- **WHAT YOU HAVE TO DO**
Copy the lines of the data below exactly, starting at the first and stopping after the line that contains "7, 8, 9, 10];"; include no pictures.

- **COLLECTED DATA**
• • •
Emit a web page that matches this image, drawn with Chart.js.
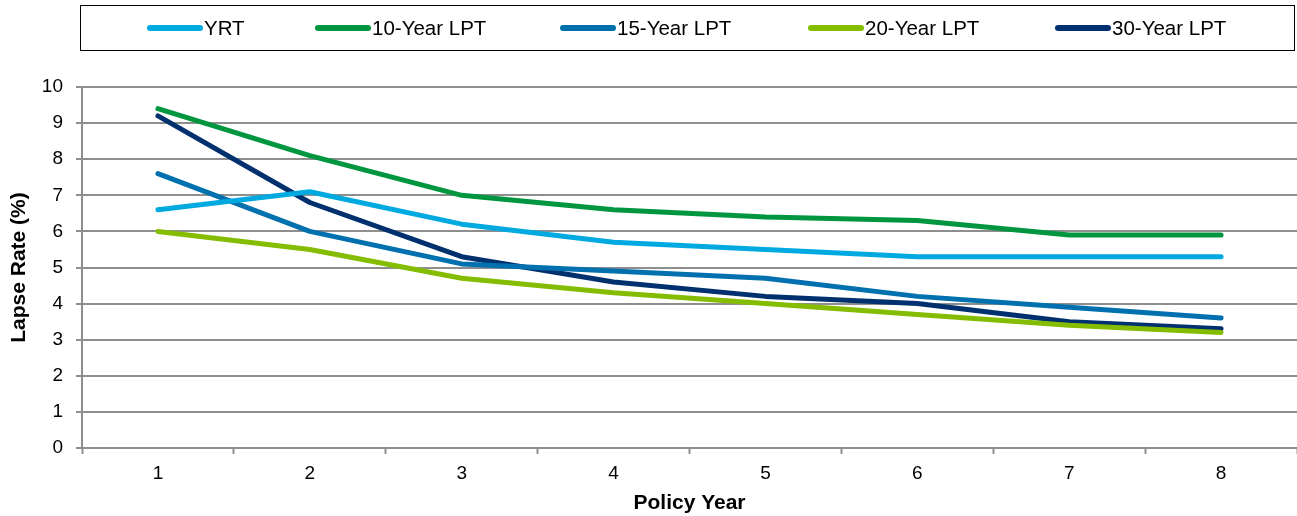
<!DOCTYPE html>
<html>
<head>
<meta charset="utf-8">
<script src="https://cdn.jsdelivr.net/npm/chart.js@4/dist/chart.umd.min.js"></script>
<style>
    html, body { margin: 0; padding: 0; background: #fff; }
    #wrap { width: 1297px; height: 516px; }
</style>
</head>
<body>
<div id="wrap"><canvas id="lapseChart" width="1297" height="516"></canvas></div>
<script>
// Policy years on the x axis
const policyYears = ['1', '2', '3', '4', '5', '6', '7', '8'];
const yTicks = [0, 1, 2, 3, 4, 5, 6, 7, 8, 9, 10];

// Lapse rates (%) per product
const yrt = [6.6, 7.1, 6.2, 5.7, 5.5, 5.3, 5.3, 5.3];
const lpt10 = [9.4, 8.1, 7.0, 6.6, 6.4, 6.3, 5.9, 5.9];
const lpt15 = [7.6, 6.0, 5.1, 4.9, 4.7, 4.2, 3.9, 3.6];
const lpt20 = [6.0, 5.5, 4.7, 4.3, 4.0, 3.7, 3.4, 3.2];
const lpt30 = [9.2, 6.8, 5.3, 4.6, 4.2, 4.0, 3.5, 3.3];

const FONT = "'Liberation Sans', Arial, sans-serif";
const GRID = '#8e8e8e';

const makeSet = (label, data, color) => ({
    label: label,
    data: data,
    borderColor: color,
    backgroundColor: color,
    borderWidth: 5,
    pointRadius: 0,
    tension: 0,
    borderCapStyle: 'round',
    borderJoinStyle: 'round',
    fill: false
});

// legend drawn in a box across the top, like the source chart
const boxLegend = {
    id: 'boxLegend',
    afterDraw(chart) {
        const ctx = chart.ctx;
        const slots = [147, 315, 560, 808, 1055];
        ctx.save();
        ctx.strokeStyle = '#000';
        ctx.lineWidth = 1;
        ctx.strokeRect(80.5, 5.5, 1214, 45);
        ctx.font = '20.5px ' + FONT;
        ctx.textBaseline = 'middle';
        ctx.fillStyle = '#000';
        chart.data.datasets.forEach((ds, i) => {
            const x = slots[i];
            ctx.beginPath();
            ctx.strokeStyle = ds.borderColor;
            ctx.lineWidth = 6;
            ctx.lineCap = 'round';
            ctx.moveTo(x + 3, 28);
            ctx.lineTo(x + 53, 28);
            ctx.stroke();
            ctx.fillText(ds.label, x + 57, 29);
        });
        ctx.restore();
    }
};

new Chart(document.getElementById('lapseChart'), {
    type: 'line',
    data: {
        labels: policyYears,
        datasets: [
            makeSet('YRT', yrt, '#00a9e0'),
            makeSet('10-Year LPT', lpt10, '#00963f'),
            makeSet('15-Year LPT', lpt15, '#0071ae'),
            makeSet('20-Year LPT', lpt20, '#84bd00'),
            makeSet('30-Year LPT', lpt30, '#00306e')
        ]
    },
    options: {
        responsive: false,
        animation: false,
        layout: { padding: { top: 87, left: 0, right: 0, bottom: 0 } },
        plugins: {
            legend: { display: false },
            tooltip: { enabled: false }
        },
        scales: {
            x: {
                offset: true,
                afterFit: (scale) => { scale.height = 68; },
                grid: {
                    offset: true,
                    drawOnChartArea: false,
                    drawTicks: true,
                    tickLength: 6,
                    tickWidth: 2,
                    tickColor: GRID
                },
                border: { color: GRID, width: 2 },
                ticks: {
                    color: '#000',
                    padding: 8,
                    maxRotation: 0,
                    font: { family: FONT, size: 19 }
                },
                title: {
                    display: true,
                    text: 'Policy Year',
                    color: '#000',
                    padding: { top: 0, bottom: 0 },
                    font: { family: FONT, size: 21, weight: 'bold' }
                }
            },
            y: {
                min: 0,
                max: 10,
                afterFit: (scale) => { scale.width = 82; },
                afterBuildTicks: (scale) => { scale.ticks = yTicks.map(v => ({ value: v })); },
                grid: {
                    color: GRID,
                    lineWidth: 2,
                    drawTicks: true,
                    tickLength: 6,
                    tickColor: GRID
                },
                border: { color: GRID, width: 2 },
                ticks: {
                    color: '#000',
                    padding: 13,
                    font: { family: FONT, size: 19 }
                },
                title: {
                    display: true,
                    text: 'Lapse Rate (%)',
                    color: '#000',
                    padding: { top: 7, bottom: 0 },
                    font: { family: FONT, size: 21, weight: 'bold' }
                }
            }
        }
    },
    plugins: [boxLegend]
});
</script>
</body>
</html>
• • •
- **RESPONSE TO THE EXERCISE**
Emit a web page that matches this image, drawn with Chart.js.
<!DOCTYPE html>
<html>
<head>
<meta charset="utf-8">
<script src="https://cdn.jsdelivr.net/npm/chart.js@4/dist/chart.umd.min.js"></script>
<style>
    html, body { margin: 0; padding: 0; background: #fff; }
    #wrap { width: 1297px; height: 516px; }
</style>
</head>
<body>
<div id="wrap"><canvas id="lapseChart" width="1297" height="516"></canvas></div>
<script>
// Policy years on the x axis
const policyYears = ['1', '2', '3', '4', '5', '6', '7', '8'];
const yTicks = [0, 1, 2, 3, 4, 5, 6, 7, 8, 9, 10];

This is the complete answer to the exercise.